The committee is meant to confine itself to resolving differences between the Senate and House-passed measures, not insert new provisions. The Senate and House language define the scope for the eventual compromise.
In practice, conferees could still make significant changes. Far away from public eyes, conferences are where much of the real lawmaking and last-minute lobbying by both the industry and the administration will take place. So the list of conferees will provide clues about the legislation’s final form.

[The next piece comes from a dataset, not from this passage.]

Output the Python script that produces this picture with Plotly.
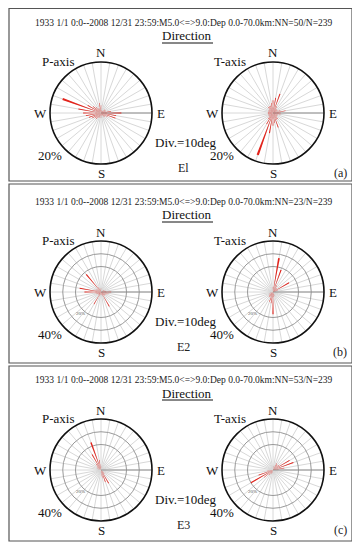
import plotly.graph_objects as go

# the page body has an 8px margin: the figure covers reference pixels 8..360 x 8..549
ORG = 8
W, H = 352, 541
RED = "#e3231b"
SERIF = "Liberation Serif, Times New Roman, serif"

# 10-degree direction bins (azimuth, clockwise from North)
DIRS = [0, 10, 20, 30, 40, 50, 60, 70, 80, 90, 100, 110, 120, 130, 140, 150, 160, 170,
        180, 190, 200, 210, 220, 230, 240, 250, 260, 270, 280, 290, 300, 310, 320, 330, 340, 350]

# percentages per bin
E1_P = [3, 1, 1, 1, 1, 2, 2, 2, 4, 8, 6, 6, 3, 2, 2, 1, 1, 1,
        2, 1, 2, 2, 3, 3, 4, 5, 6, 7, 9, 16, 6, 4, 3, 2, 2, 4]
E1_T = [5, 6, 8, 3, 2, 2, 2, 3, 5, 3, 3, 2, 2, 2, 3, 3, 6, 4,
        5, 8, 17.5, 5, 3, 2, 2, 2, 2, 2, 2, 2, 2, 2, 3, 3, 3, 4]
E2_P = [3, 0, 0, 0, 0, 0, 3, 0, 4, 8, 6, 5, 4, 4, 3, 13, 3, 0,
        2, 0, 3, 11, 3, 2, 3, 4, 5, 13, 17, 5, 4, 3, 18, 4, 2, 0]
E2_T = [4, 27, 18.5, 6, 4, 4, 14.5, 4, 0, 0, 0, 0, 0, 0, 0, 0, 3, 4,
        17.5, 9, 8, 4, 5, 4, 0, 3, 0, 0, 0, 0, 0, 0, 0, 0, 0, 0]
E3_P = [3, 0, 0, 0, 0, 0, 0, 0, 0, 0, 0, 0, 0, 3, 4, 12, 10, 6,
        2, 0, 0, 0, 0, 0, 0, 0, 0, 3, 0, 3, 0, 4, 6, 14, 23, 8]
E3_T = [0, 3, 0, 6, 5, 6, 15, 17, 9, 0, 0, 0, 0, 0, 0, 0, 0, 0,
        0, 0, 3, 3, 5, 9, 20, 12, 5, 0, 0, 0, 0, 0, 0, 0, 0, 0]

HEADERS = ["1933 1/1 0:0--2008 12/31 23:59:M5.0<=>9.0:Dep 0.0-70.0km:NN=50/N=239",
           "1933 1/1 0:0--2008 12/31 23:59:M5.0<=>9.0:Dep 0.0-70.0km:NN=23/N=239",
           "1933 1/1 0:0--2008 12/31 23:59:M5.0<=>9.0:Dep 0.0-70.0km:NN=53/N=239"]
ZONES = ["El", "E2", "E3"]
TAGS = ["(a)", "(b)", "(c)"]
SCALE_MAX = [20, 40, 40]
SCALE_LBL = ["20%", "40%", "40%"]

series = [(E1_P, E1_T), (E2_P, E2_T), (E3_P, E3_T)]

def px(x):
    return (x - ORG) / W

def py(y):
    return 1 - (y - ORG) / H

R = 51
CX = [101, 273]
OFF = [0, 179, 357]
BOX = [(8.5, 181), (184, 363), (366, 541)]

fig = go.Figure()
layout = {}
annotations = []
shapes = []
k = 0
for i in range(3):
    off = OFF[i]
    cy = 113 + off
    for j in range(2):
        k += 1
        name = "polar" if k == 1 else f"polar{k}"
        fig.add_trace(go.Barpolar(
            r=series[i][j], theta=DIRS, width=[3] * len(DIRS),
            marker=dict(color=RED, line=dict(width=0)),
            subplot=name, showlegend=False, hoverinfo="skip"))
        rings = [] if i == 0 else [20, 30]
        layout[name] = dict(
            domain=dict(x=[px(CX[j] - R), px(CX[j] + R)], y=[py(cy + R), py(cy - R)]),
            bgcolor="white",
            angularaxis=dict(direction="clockwise", rotation=90, dtick=10,
                             showticklabels=False, ticks="", gridcolor="#d8d8d8",
                             gridwidth=1, showline=True, linecolor="#111", linewidth=1.6),
            radialaxis=dict(range=[0, SCALE_MAX[i]], showticklabels=False, ticks="",
                            showline=True, linecolor="#909090", linewidth=1, angle=0,
                            layer="below traces", tickvals=rings if rings else [SCALE_MAX[i]],
                            showgrid=bool(rings), gridcolor="#999999", gridwidth=1),
        )
        cx = CX[j]
        for txt, (dx, dy) in zip(["N", "S", "W", "E"], [(0, -60), (0, 60), (-61, 0), (60, 0)]):
            annotations.append(dict(text=txt, x=px(cx + dx), y=py(cy + dy)))
        annotations.append(dict(text="P-axis" if j == 0 else "T-axis",
                                x=px(cx - 43), y=py(61 + off)))
        annotations.append(dict(text=SCALE_LBL[i], x=px(cx - 51), y=py(155 + off)))
        if i > 0:
            annotations.append(dict(text="20%", x=px(cx - 21), y=py(cy + 21),
                                    font=dict(size=5, color="#555", family=SERIF)))
    annotations.append(dict(text=HEADERS[i], x=px(184), y=py(23 + off),
                            font=dict(size=9.5, color="#222", family=SERIF)))
    annotations.append(dict(text="Direction", x=px(187), y=py(36 + off),
                            font=dict(size=13, color="#111", family=SERIF)))
    shapes.append(dict(type="line", xref="paper", yref="paper",
                       x0=px(162), x1=px(213), y0=py(43 + off), y1=py(43 + off),
                       line=dict(color="#111", width=1)))
    annotations.append(dict(text="Div.=10deg", x=px(186), y=py(142 + off)))
    annotations.append(dict(text=ZONES[i], x=px(183), y=py(168 + off),
                            font=dict(size=12, color="#222", family=SERIF)))
    annotations.append(dict(text=TAGS[i], x=px(340), y=py(173 + off),
                            font=dict(size=12, color="#222", family=SERIF)))
    y0, y1 = BOX[i]
    shapes.append(dict(type="rect", xref="paper", yref="paper",
                       x0=px(9), x1=px(352), y0=py(y1), y1=py(y0),
                       line=dict(color="#555", width=1.2)))

for a in annotations:
    a.setdefault("font", dict(size=13, color="#111", family=SERIF))
    a.update(xref="paper", yref="paper", showarrow=False, xanchor="center", yanchor="middle")

fig.update_layout(width=W, height=H, autosize=False, margin=dict(l=0, r=0, t=0, b=0),
                  paper_bgcolor="white", plot_bgcolor="white",
                  annotations=annotations, shapes=shapes, **layout)

fig.write_html("out.html")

Any changes not encompassed by one or other of the current Senate and House-passed measures would be vulnerable to objections from the floor when they are voted on again in both chambers. Such last-minute alterations have been strongly criticized in the past for by-passing the normal legislative process. But it would be difficult for objectors to prevail at this late stage, so any last minute changes would probably get through.
It is difficult to underestimate the importance of the (hidden) conference process. Lobbying pressure on conference members will be formidable.
WALL STREET ISOLATED
Even before the committee has finalized the bill, however, it is possible to start drawing some conclusions:
(1) Major investment banks remain dangerously isolated in both Washington and among voters. What regulators term “large complex financial institutions” (LCFIs), the industry prefers to call major diversified financial service companies, and the media and public think of as “Wall Street”, found it had few friends on Capitol Hill in either party, despite an unprecedentedly large lobbying effort.
(2) The industry’s lobbying strategy of resisting almost all new regulation and insisting on the status quo with minor modifications was counterproductive. Most observers and lawmakers concluded the industry was not serious about reform and instead wanted to revert to the highly profitable but unstable system that performed so disastrously when the credit crisis intensified in 2008. Even when the industry proposed technical improvements to the legislation, many have been viewed with deep skepticism, if not cynicism.
(3) The industry will remain very vulnerable to further, populist changes unless it can reconnect with ordinary voters on “Main Street”. Recent lobbying efforts have focused on watering down hard directives set in statute and replacing them with discretionary powers to be wielded by the Federal Reserve, Treasury and other agencies. The hope is that regulators will take a more nuanced approach than pitchfork-wielding legislators.
But this only works if the industry can avoid further scandals and instability. The wild stock market gyrations on May 6 show how fragile many markets, systems and institutions remain. If there is another blow-up, the pressure for even tougher regulation is likely to become irresistible.
Large financial services firms find their fate increasingly in the hands of the Treasury and other federal government agencies, with whom relations have become strained over the last two years. On the one hand the industry has strongly criticized regulators such as the CFTC, the Treasury, the SEC and FDIC for over-reaching. On the other, it hopes the same regulators will shield it from even tougher rules written by Congress.
There will be one last brutal round of lobbying in the next few weeks as the industry strives to reshape the bill in conference committee. If they can prioritize and find room for compromise, lobbyists for the financial services industry should still be able to secure some important, favorable, changes.
But afterwards, the industry badly needs to reduce the political temperature, reach out to alienated lawmakers and regulators, and re-connect with the public. It also needs to end the perception that this is a Republican versus Democrat issue. If it can’t do that quickly, this bill is likely to be only the start, and further adverse changes will follow.